US journalist’s honorary citizenship ‘cancelled by Erdoğan’

ISTANBUL

Reuters Photo

Former New York Times journalist Stephen Kinzer has said his honorary citizenship was cancelled after Turkish President Recep Tayyip Erdoğan’s office sent a fax that described him as “an enemy of our government and our country” due to a recent critical article.

Kinzer wrote in the Boston Globe on May 27 that he was in the southeastern Turkish province of Gaziantep to be made an honorary citizen by the mayor and city council in recognition of reporting he did years ago that resulted in saving exquisite Roman mosaics about to be lost to flooding. 

“Upon my arrival, however, my acutely embarrassed hosts sat me down and told me the ceremony, and my honorary citizenship, had been cancelled by the personal order of President Recep Tayyip Erdoğan,” Kinzer wrote. 

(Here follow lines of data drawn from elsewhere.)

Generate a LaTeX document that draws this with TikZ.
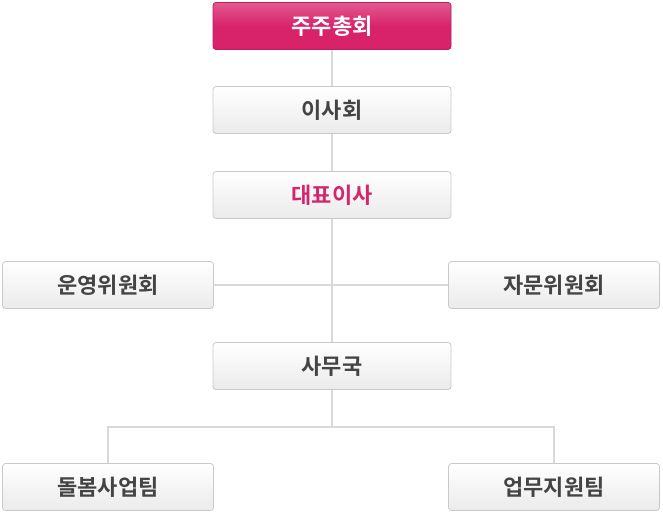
\documentclass[tikz,border=0pt]{standalone}
\usepackage{fontspec}
\newfontfamily\kr{Noto Sans CJK KR}[BoldFont={* Bold}]
\definecolor{pinkbox}{HTML}{D8236A}
\definecolor{pinktxt}{HTML}{D6256E}
\definecolor{greytxt}{HTML}{444444}
\definecolor{linegrey}{HTML}{D9D9D9}
\definecolor{boxedge}{HTML}{C9C9C9}
\begin{document}
\begin{tikzpicture}[x=1pt,y=-1pt,
    orgbox/.style={draw=boxedge,line width=0.8pt,rounded corners=3pt,top color=white,bottom color=black!8,
      minimum width=238pt,minimum height=47pt,inner sep=0pt,font=\kr\bfseries\fontsize{22}{26}\selectfont,text=greytxt},
    topbox/.style={orgbox,draw=pinkbox!85!black,top color=pinkbox!75!white,bottom color=pinkbox,middle color=pinkbox,text=white},
    link/.style={draw=linegrey,line width=2.5pt}]
    \useasboundingbox (0,0) rectangle (663,516);
    
    \node[topbox] (S) at (332,26) {주주총회};
    \node[orgbox] (B) at (332,110) {이사회};
    \node[orgbox,text=pinktxt] (C) at (332,195) {대표이사};
    \node[orgbox,minimum width=211pt] (O) at (108,285) {운영위원회};
    \node[orgbox,minimum width=211pt] (A) at (554,285) {자문위원회};
    \node[orgbox] (K) at (332,366) {사무국};
    \node[orgbox,minimum width=211pt] (T1) at (108,487) {돌봄사업팀};
    \node[orgbox,minimum width=211pt] (T2) at (554,487) {업무지원팀};
    \coordinate (J2) at (332,427);
    
    \draw[link] (S) -- (B);
    \draw[link] (B) -- (C);
    \draw[link] (C) -- (K);
    \draw[link] (O) -- (A);
    \draw[link] (K) -- (J2);
    \draw[link] (T1.north) |- (J2) -| (T2.north);
    
\end{tikzpicture}
\end{document}
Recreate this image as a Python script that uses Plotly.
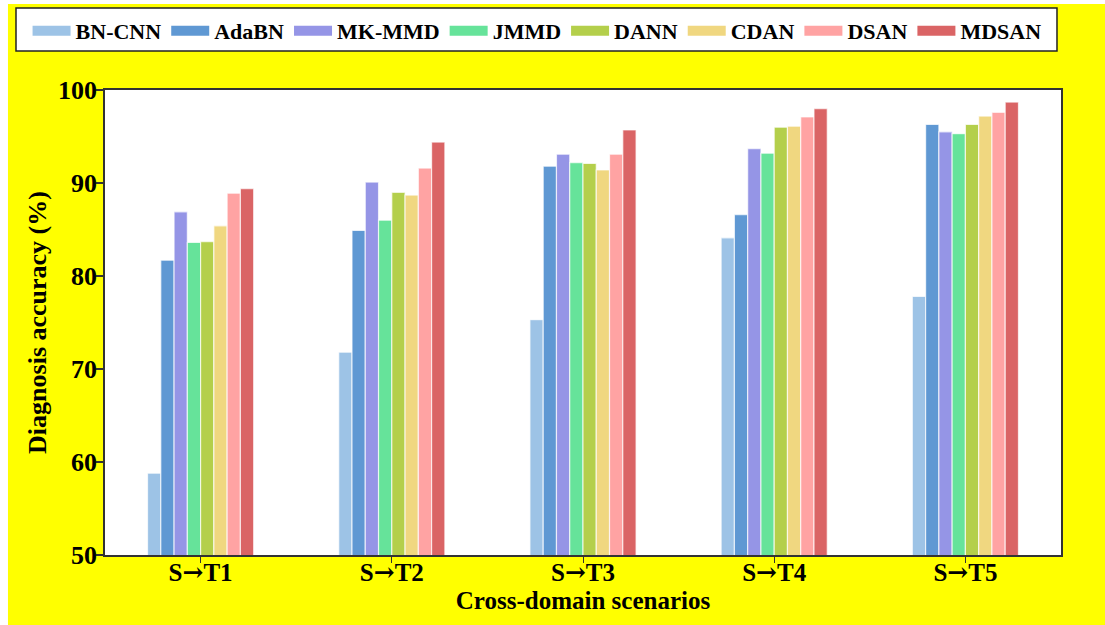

“Gaziantep’s mayor was given the order while attending a United Nations conference in Paris. Later, according to one of my friends here, Erdoğan’s office sent her a fax describing me as ‘an enemy of our government and our country.’ Attached as evidence was a Jan. 4 column I wrote for the Boston Globe that included a critical paragraph about Erdoğan,” he added. 

The paragraph said, “Once seen as a skilled modernizer, [Erdoğan] now sits in a 1,000-room palace denouncing the European Union, decreeing the arrest of journalists, and ranting against short skirts and birth control.”

As the June 7 general elections approach, Erdoğan has toughened his rhetoric against critical voices in the Turkish media, as well international outlets. Most recently, he slammed the New York Times during rallies on May 25 and May 26, over its May 22 editorial that criticized Erdoğan’s “long history of intimidating and co-opting the Turkish media.”